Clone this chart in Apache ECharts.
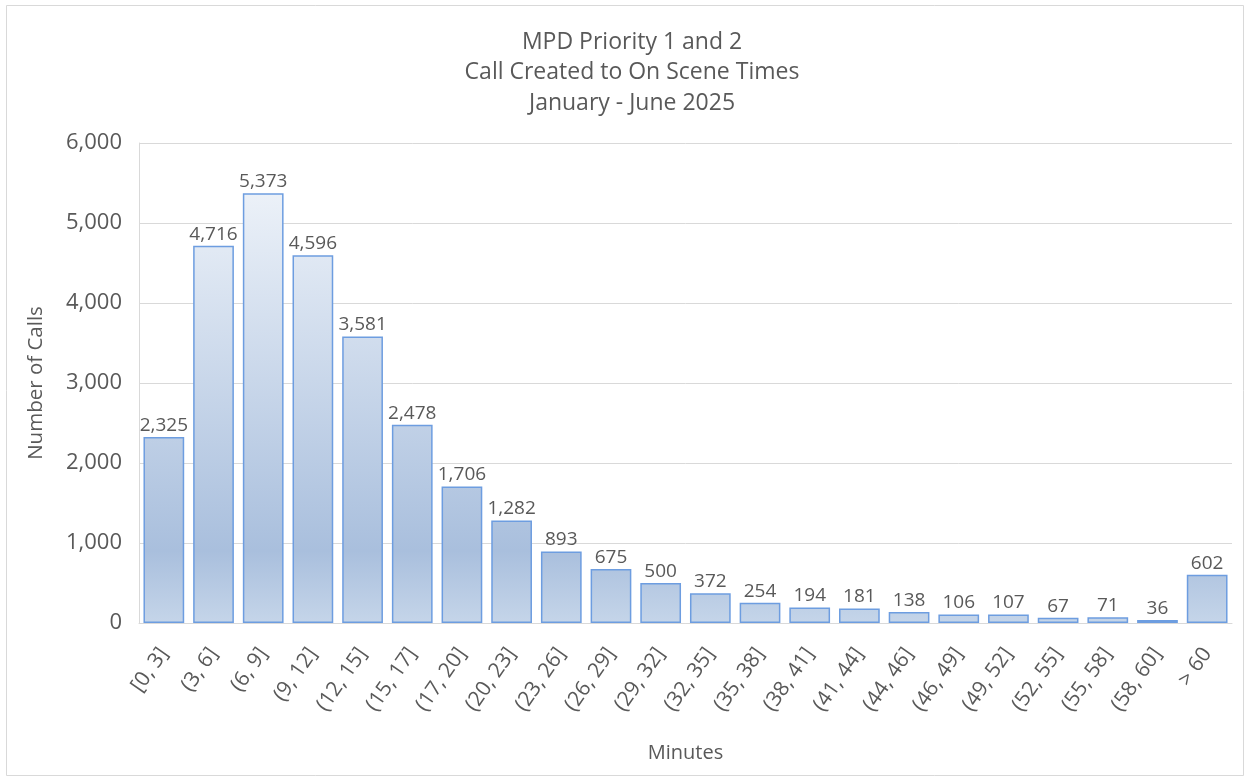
...
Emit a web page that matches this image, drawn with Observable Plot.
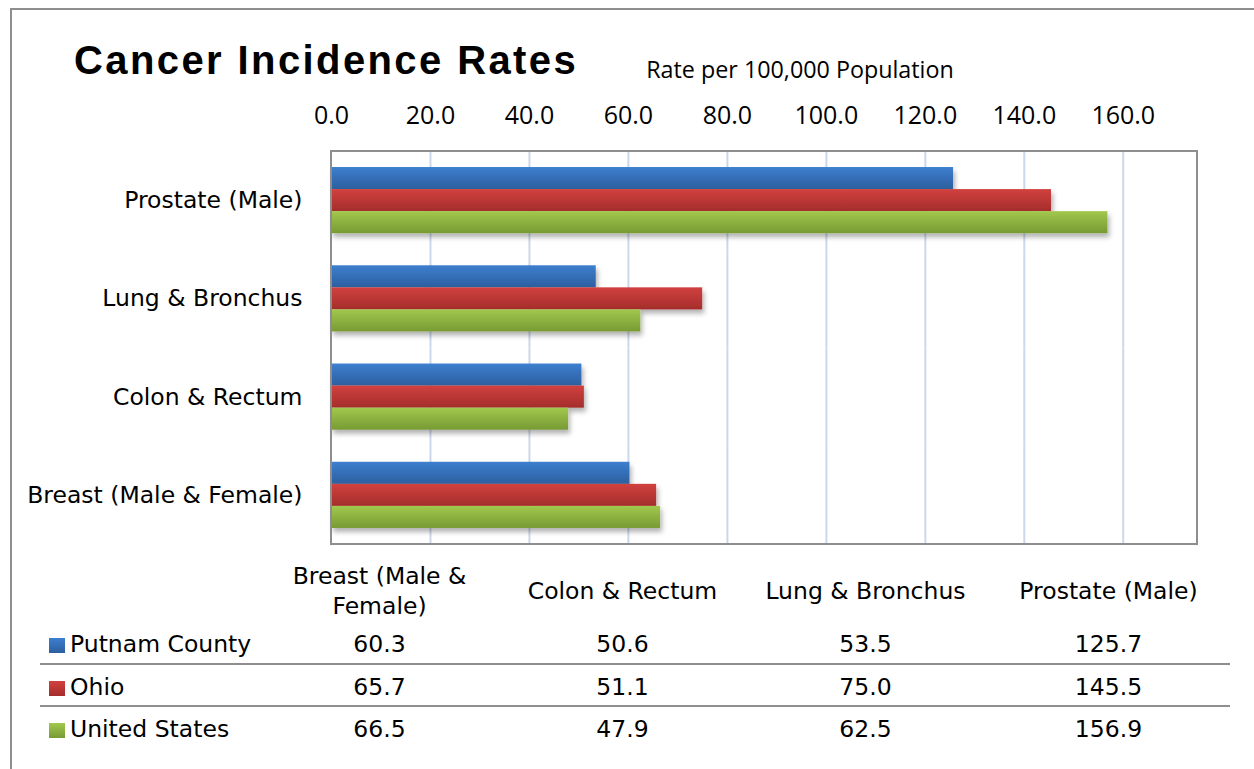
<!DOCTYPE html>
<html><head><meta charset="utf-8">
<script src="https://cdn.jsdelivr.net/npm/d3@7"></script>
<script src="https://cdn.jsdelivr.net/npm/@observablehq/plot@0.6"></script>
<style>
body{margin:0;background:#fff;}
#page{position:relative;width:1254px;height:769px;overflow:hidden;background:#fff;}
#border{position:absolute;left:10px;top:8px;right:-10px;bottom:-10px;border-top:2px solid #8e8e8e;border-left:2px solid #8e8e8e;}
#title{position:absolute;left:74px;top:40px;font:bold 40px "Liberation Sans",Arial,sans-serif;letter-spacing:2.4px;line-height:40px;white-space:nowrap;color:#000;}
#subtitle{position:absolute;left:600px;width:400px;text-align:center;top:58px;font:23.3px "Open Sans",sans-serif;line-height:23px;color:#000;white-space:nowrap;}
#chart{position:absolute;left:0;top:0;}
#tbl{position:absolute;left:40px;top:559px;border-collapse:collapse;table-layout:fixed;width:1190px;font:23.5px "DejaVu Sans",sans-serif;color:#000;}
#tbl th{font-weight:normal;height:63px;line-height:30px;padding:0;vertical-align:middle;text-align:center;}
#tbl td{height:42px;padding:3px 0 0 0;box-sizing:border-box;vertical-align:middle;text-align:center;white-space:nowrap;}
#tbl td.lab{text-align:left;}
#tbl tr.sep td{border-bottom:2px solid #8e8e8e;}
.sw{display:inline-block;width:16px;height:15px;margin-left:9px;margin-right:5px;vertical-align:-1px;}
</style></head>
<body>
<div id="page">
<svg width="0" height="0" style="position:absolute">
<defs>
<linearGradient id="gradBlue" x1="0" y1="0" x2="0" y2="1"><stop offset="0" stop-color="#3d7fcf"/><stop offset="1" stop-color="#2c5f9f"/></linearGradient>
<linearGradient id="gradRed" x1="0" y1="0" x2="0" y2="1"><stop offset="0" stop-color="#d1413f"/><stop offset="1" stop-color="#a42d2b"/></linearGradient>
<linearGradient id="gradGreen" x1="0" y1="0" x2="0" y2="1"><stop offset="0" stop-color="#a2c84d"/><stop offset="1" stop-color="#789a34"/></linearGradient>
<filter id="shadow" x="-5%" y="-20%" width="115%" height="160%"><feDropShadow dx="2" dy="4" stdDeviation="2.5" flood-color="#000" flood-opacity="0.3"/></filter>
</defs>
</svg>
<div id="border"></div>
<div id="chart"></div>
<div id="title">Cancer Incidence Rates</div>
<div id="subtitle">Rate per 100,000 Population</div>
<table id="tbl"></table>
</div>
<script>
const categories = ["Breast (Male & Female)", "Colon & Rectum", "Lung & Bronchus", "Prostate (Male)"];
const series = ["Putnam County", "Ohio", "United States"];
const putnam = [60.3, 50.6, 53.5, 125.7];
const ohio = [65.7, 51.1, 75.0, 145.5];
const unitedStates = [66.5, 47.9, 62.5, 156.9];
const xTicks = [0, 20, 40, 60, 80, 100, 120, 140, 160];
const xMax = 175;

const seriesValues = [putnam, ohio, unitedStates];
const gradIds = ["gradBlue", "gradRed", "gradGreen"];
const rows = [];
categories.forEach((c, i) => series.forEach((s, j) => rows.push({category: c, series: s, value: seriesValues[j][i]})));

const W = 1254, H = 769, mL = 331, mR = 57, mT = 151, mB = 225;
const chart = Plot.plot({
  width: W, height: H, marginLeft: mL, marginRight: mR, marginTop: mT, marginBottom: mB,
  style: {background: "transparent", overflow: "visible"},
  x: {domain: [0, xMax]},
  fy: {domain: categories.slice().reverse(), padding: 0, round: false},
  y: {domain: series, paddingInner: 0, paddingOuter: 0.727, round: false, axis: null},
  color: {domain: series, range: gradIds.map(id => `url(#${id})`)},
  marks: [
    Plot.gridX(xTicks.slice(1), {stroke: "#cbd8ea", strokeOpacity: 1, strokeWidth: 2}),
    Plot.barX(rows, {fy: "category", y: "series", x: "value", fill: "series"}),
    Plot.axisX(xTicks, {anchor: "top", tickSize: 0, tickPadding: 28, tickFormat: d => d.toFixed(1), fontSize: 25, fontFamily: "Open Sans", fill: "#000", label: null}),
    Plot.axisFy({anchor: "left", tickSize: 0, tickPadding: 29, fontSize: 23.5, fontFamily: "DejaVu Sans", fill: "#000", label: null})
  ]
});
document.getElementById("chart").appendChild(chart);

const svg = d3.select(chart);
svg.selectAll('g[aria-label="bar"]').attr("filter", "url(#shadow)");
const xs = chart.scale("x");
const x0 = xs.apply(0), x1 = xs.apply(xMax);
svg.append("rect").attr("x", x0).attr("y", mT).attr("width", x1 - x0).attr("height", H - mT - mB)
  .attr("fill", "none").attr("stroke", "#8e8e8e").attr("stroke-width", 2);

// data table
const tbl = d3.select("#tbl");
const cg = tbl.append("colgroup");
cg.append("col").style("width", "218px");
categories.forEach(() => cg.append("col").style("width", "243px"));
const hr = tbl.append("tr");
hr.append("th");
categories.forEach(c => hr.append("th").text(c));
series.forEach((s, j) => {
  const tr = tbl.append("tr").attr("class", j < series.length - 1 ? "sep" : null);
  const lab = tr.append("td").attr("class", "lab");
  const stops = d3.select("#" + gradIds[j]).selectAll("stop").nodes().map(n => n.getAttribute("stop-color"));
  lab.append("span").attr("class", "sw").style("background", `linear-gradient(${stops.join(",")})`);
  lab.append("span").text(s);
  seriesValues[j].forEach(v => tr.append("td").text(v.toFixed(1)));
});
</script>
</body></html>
* * *
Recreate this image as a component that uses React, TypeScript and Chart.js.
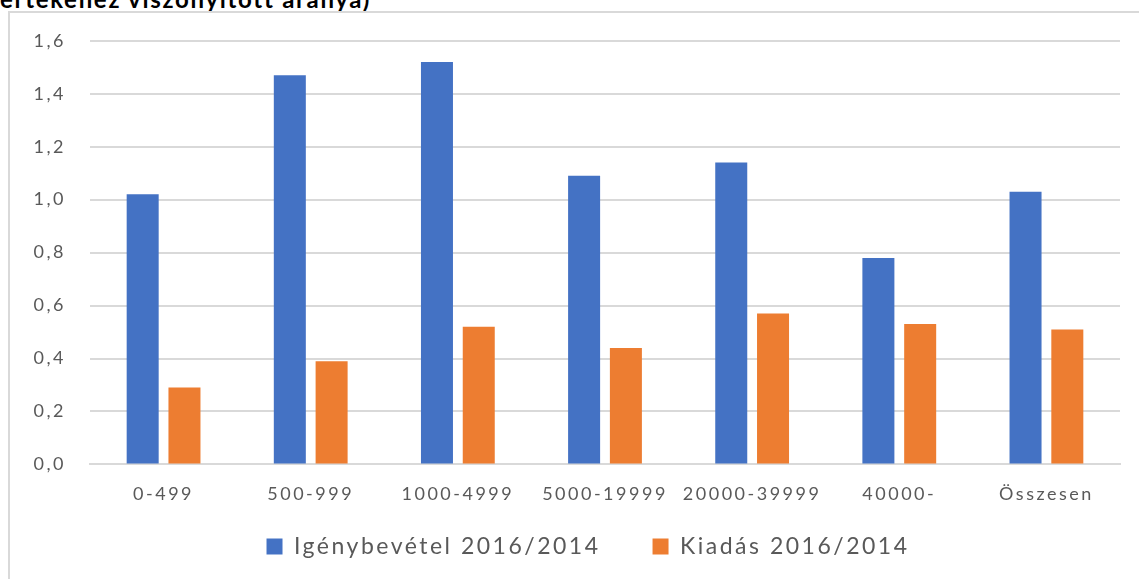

• **Task instructions**
Identify each line containing the string "page" and copy it out.

• **Task solution**
Emit a web page that matches this image, drawn with Observable Plot.
#page{position:relative;width:1254px;height:769px;overflow:hidden;background:#fff;}
<div id="page">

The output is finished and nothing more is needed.